Give the data again exactly, from its opening line through the line in which "width=75pt] (surg) at" appears.

### DATA EXCERPT
^^^^^^^^^^^^^^^^
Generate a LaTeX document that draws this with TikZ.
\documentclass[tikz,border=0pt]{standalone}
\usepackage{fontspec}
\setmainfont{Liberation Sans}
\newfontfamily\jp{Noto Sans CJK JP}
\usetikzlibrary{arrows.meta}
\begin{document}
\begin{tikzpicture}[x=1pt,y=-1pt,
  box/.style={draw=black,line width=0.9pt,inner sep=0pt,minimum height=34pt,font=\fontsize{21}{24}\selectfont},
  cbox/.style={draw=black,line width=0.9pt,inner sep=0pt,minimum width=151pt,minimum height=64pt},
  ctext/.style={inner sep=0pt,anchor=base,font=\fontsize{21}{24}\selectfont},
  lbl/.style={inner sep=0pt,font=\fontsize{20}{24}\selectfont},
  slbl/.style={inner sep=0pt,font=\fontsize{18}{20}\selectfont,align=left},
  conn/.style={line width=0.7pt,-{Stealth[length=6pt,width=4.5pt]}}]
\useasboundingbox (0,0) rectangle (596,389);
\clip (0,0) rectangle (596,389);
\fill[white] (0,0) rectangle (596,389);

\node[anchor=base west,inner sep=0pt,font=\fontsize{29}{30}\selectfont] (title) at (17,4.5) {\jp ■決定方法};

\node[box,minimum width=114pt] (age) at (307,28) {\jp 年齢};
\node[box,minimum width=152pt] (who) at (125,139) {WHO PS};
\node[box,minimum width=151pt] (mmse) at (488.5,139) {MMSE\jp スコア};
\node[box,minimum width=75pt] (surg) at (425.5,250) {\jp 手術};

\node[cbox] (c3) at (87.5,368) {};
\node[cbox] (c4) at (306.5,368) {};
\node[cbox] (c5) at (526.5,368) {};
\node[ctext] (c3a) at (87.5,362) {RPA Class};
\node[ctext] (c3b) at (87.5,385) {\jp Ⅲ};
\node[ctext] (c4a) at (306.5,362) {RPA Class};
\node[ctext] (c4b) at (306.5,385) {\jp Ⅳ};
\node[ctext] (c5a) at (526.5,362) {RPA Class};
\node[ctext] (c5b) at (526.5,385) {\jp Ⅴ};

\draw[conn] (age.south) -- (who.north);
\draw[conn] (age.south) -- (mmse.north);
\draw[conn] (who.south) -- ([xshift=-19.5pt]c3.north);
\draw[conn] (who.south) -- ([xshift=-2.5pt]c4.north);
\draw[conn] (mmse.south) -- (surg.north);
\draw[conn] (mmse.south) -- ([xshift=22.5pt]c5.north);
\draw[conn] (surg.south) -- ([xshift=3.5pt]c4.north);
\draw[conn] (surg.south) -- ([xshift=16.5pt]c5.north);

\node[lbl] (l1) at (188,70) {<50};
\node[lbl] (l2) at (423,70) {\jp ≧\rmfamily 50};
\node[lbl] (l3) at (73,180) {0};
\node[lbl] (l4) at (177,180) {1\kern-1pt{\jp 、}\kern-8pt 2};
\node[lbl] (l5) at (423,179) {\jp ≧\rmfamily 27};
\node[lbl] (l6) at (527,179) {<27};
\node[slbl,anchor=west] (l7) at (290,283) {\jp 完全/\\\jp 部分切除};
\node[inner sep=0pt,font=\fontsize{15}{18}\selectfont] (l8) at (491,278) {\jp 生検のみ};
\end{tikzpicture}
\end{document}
^^^^^^^^^^^^^^^^
### EXPECTED ANSWER
Generate a LaTeX document that draws this with TikZ.
\documentclass[tikz,border=0pt]{standalone}
\usepackage{fontspec}
\setmainfont{Liberation Sans}
\newfontfamily\jp{Noto Sans CJK JP}
\usetikzlibrary{arrows.meta}
\begin{document}
\begin{tikzpicture}[x=1pt,y=-1pt,
  box/.style={draw=black,line width=0.9pt,inner sep=0pt,minimum height=34pt,font=\fontsize{21}{24}\selectfont},
  cbox/.style={draw=black,line width=0.9pt,inner sep=0pt,minimum width=151pt,minimum height=64pt},
  ctext/.style={inner sep=0pt,anchor=base,font=\fontsize{21}{24}\selectfont},
  lbl/.style={inner sep=0pt,font=\fontsize{20}{24}\selectfont},
  slbl/.style={inner sep=0pt,font=\fontsize{18}{20}\selectfont,align=left},
  conn/.style={line width=0.7pt,-{Stealth[length=6pt,width=4.5pt]}}]
\useasboundingbox (0,0) rectangle (596,389);
\clip (0,0) rectangle (596,389);
\fill[white] (0,0) rectangle (596,389);

\node[anchor=base west,inner sep=0pt,font=\fontsize{29}{30}\selectfont] (title) at (17,4.5) {\jp ■決定方法};

\node[box,minimum width=114pt] (age) at (307,28) {\jp 年齢};
\node[box,minimum width=152pt] (who) at (125,139) {WHO PS};
\node[box,minimum width=151pt] (mmse) at (488.5,139) {MMSE\jp スコア};
\node[box,minimum width=75pt] (surg) at (425.5,250) {\jp 手術};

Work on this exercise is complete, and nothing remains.